It was all change at the Advertiser back in September 1981 with the introduction of the first computer into the newspaper’s production process.
A fancy Hendrix HS45 system based on a PDP 11/04 computer (no, we don’t know what that was either but it sounds impressive) was unveiled at our then Queen Street home.
It was linked to an equally cutting edge Compugraphic 8600 CRT phototypesetter which was capable of outputting 500 lines a minute of text from 4.5 to 120 point (text size) in 120 typefaces that were then cut up and pasted to make up pages.
It was the latest innovation in the production of the paper which, the Advertiser reported at the time, began with the introduction of steam printing in the paper’s Broadway works in the late 19th century.

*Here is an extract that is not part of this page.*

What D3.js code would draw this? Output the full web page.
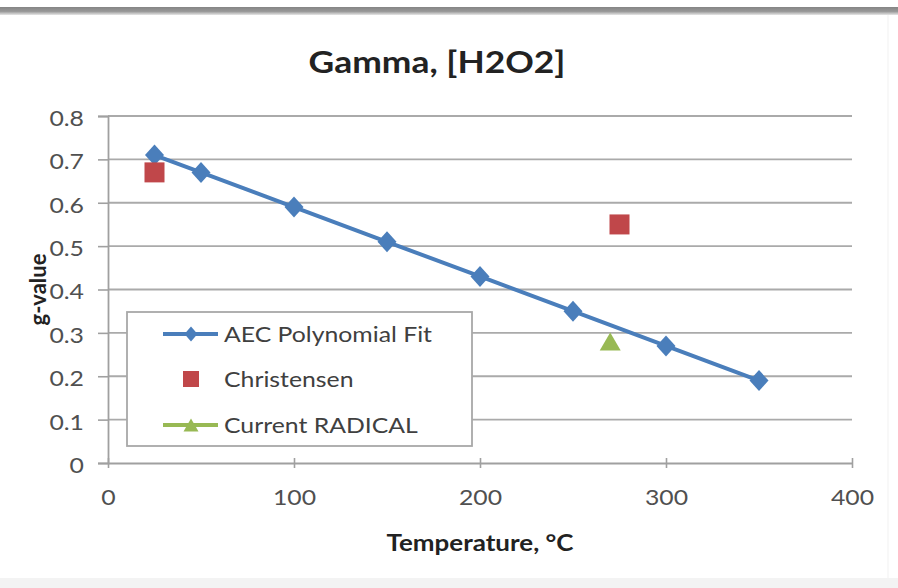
<!DOCTYPE html>
<html>
<head>
<meta charset="utf-8">
<script src="https://cdn.jsdelivr.net/npm/d3@7"></script>
<style>
  html, body { margin: 0; padding: 0; background: #fff; }
  svg { display: block; }
  text { font-family: Lato, "Open Sans", sans-serif; }
</style>
</head>
<body>
<svg id="chart" width="898" height="588"></svg>
<script>
// g-value of H2O2 under gamma radiolysis versus temperature
const aecTemps = [25, 50, 100, 150, 200, 250, 300, 350];
const aecValues = [0.71, 0.67, 0.59, 0.51, 0.43, 0.35, 0.27, 0.19];
const christensenTemps = [25, 275];
const christensenValues = [0.67, 0.55];
const radicalTemps = [270];
const radicalValues = [0.28];
const xTicks = [0, 100, 200, 300, 400];
const yTicks = [0, 0.1, 0.2, 0.3, 0.4, 0.5, 0.6, 0.7, 0.8];
const seriesNames = ["AEC Polynomial Fit", "Christensen", "Current RADICAL"];

const W = 898, H = 588;
const margin = { left: 108, right: 46, top: 116, bottom: 125 };
const svg = d3.select("#chart");

const blue = "#4a7ebb", red = "#c0474a", green = "#98b954";
const grid = "#aaaaaa", axisCol = "#a0a0a0", tickText = "#505050";
const wide = 1.18; // horizontal widening applied to the labels

// frame bands at the top and bottom edges
const defs = svg.append("defs");
const topGrad = defs.append("linearGradient").attr("id", "topBand")
  .attr("x1", 0).attr("y1", 0).attr("x2", 0).attr("y2", 1);
topGrad.append("stop").attr("offset", "0%").attr("stop-color", "#858585");
topGrad.append("stop").attr("offset", "55%").attr("stop-color", "#989898");
topGrad.append("stop").attr("offset", "100%").attr("stop-color", "#e6e6e6");
svg.append("rect").attr("x", 0).attr("y", 7).attr("width", W).attr("height", 8)
  .attr("fill", "url(#topBand)");
svg.append("rect").attr("x", 0).attr("y", 578).attr("width", W).attr("height", 10)
  .attr("fill", "#f3f3f3");
svg.append("rect").attr("x", 887).attr("y", 15).attr("width", 2).attr("height", 563)
  .attr("fill", "#f8f8f8");

const x = d3.scaleLinear().domain([0, 400]).range([margin.left, W - margin.right]);
const y = d3.scaleLinear().domain([0, 0.8]).range([H - margin.bottom, margin.top]);

// horizontal gridlines
svg.append("g").selectAll("line")
  .data(yTicks.filter(d => d > 0))
  .join("line")
  .attr("x1", x(0)).attr("x2", x(400))
  .attr("y1", d => y(d)).attr("y2", d => y(d))
  .attr("stroke", grid).attr("stroke-width", 1.8);

// y axis
const yAxis = svg.append("g")
  .attr("transform", `translate(${x(0)},0)`)
  .call(d3.axisLeft(y).tickValues(yTicks).tickSize(10).tickPadding(14)
    .tickFormat(d => d === 0 ? "0" : d3.format(".1f")(d)));
yAxis.select(".domain").attr("stroke", axisCol).attr("stroke-width", 1.8);
yAxis.selectAll(".tick line").attr("stroke", axisCol).attr("stroke-width", 1.6);
yAxis.selectAll(".tick text").attr("fill", tickText).attr("dy", "0.45em")
  .style("font-size", "21px").style("font-family", "Lato, sans-serif");

// x axis
const xAxis = svg.append("g")
  .attr("transform", `translate(0,${y(0)})`)
  .call(d3.axisBottom(x).tickValues(xTicks).tickSizeInner(5).tickSizeOuter(0).tickPadding(22));
xAxis.select(".domain").attr("stroke", axisCol).attr("stroke-width", 1.8);
xAxis.selectAll(".tick line").attr("stroke", axisCol).attr("stroke-width", 1.6)
  .attr("y1", -5).attr("y2", 5);
xAxis.selectAll(".tick text").attr("fill", tickText)
  .style("font-size", "21px").style("font-family", "Lato, sans-serif");

// AEC polynomial fit line with diamond markers
const aec = aecTemps.map((t, i) => ({ t, v: aecValues[i] }));
svg.append("path").datum(aec)
  .attr("d", d3.line().x(d => x(d.t)).y(d => y(d.v)))
  .attr("fill", "none").attr("stroke", blue).attr("stroke-width", 4)
  .attr("stroke-linejoin", "round");
const diamondPath = (w, h) => `M0,${-h / 2}L${w / 2},0L0,${h / 2}L${-w / 2},0Z`;
svg.append("g").selectAll("path").data(aec).join("path")
  .attr("d", diamondPath(19, 21))
  .attr("transform", d => `translate(${x(d.t)},${y(d.v)})`)
  .attr("fill", blue);

// Christensen squares
const chr = christensenTemps.map((t, i) => ({ t, v: christensenValues[i] }));
svg.append("g").selectAll("rect").data(chr).join("rect")
  .attr("x", d => x(d.t) - 10).attr("y", d => y(d.v) - 10)
  .attr("width", 20).attr("height", 20)
  .attr("fill", red);

// Current RADICAL triangle
const rad = radicalTemps.map((t, i) => ({ t, v: radicalValues[i] }));
const triPath = (w, h) => `M0,${-h / 2}L${w / 2},${h / 2}L${-w / 2},${h / 2}Z`;
svg.append("g").selectAll("path").data(rad).join("path")
  .attr("d", triPath(21, 18))
  .attr("transform", d => `translate(${x(d.t)},${y(d.v)})`)
  .attr("fill", green);

// title and axis titles
svg.append("text").attr("class", "wide").attr("x", 437).attr("y", 73)
  .attr("text-anchor", "middle").attr("fill", "#222")
  .style("font-size", "30px").style("font-weight", "bold")
  .text("Gamma, [H2O2]");
svg.append("text").attr("class", "wide").attr("x", (x(0) + x(400)) / 2).attr("y", 551)
  .attr("text-anchor", "middle").attr("fill", "#222")
  .style("font-size", "22px").style("font-weight", "bold")
  .text("Temperature, °C");
svg.append("text")
  .attr("transform", `translate(46,${(y(0) + y(0.8)) / 2}) rotate(-90)`)
  .attr("text-anchor", "middle").attr("fill", "#222")
  .style("font-size", "22px").style("font-weight", "bold")
  .text("g-value");

// legend
const lg = svg.append("g");
lg.append("rect").attr("x", 127).attr("y", 312).attr("width", 345).attr("height", 134)
  .attr("fill", "#fff").attr("stroke", "#a8a8a8").attr("stroke-width", 1.8);
const rowsY = [334, 379, 425];
const sx0 = 163, sx1 = 218, smid = 191;
// row 1
lg.append("line").attr("x1", sx0).attr("x2", sx1).attr("y1", rowsY[0]).attr("y2", rowsY[0])
  .attr("stroke", blue).attr("stroke-width", 4);
lg.append("path").attr("d", diamondPath(13, 15))
  .attr("transform", `translate(${smid},${rowsY[0]})`).attr("fill", blue);
// row 2
lg.append("rect").attr("x", smid - 8).attr("y", rowsY[1] - 8).attr("width", 16).attr("height", 16)
  .attr("fill", red);
// row 3
lg.append("line").attr("x1", sx0).attr("x2", sx1).attr("y1", rowsY[2]).attr("y2", rowsY[2])
  .attr("stroke", green).attr("stroke-width", 4);
lg.append("path").attr("d", triPath(15, 13))
  .attr("transform", `translate(${smid},${rowsY[2]})`).attr("fill", green);
lg.selectAll("text.lbl").data(seriesNames).join("text").attr("class", "lbl wide")
  .attr("x", 224).attr("y", (d, i) => rowsY[i] + 8)
  .attr("fill", "#404040").style("font-size", "21px")
  .text(d => d);

// widen horizontal labels to the chart's letter proportions
svg.selectAll("text.wide, .tick text").each(function () {
  const len = this.getComputedTextLength();
  d3.select(this).attr("textLength", (len * wide).toFixed(1))
    .attr("lengthAdjust", "spacingAndGlyphs");
});
</script>
</body>
</html>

Already in 1981 the days of ‘hot metal’ – trays of type put together by highly skilled compositors – were long gone, replaced in 1969 by lithographic printing where text and pictures were transferred to thin metal cylinders in place of heavy plates.
Former editor Tom Middleton recalled: “When this method was introduced all metal type disappeared from the Advertiser’s printing works.

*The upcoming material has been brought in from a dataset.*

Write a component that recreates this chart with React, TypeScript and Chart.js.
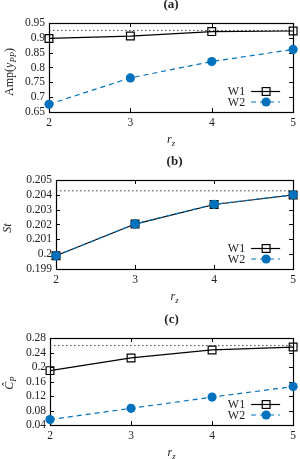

“That most nostalgic aroma to printers and reporters alike – a mixture of paraffin and printer’s ink – which hung around composing rooms was never smelled again.”
He continued: “Perhaps the most striking of all the changes which this modern technology brought to the Advertiser, for those of us who were reared on hot metal, is the new floor of the composing room. It’s carpeted.
“The computer has cleaned us up.”
He observed the one thing that had not changed was the job of the reporter – while technology was there to help them, he said as long as you had a reporter with a sheet of paper and pencil, you had a newspaper.
Nowadays you might just want to add a smartphone and an internet connection to that.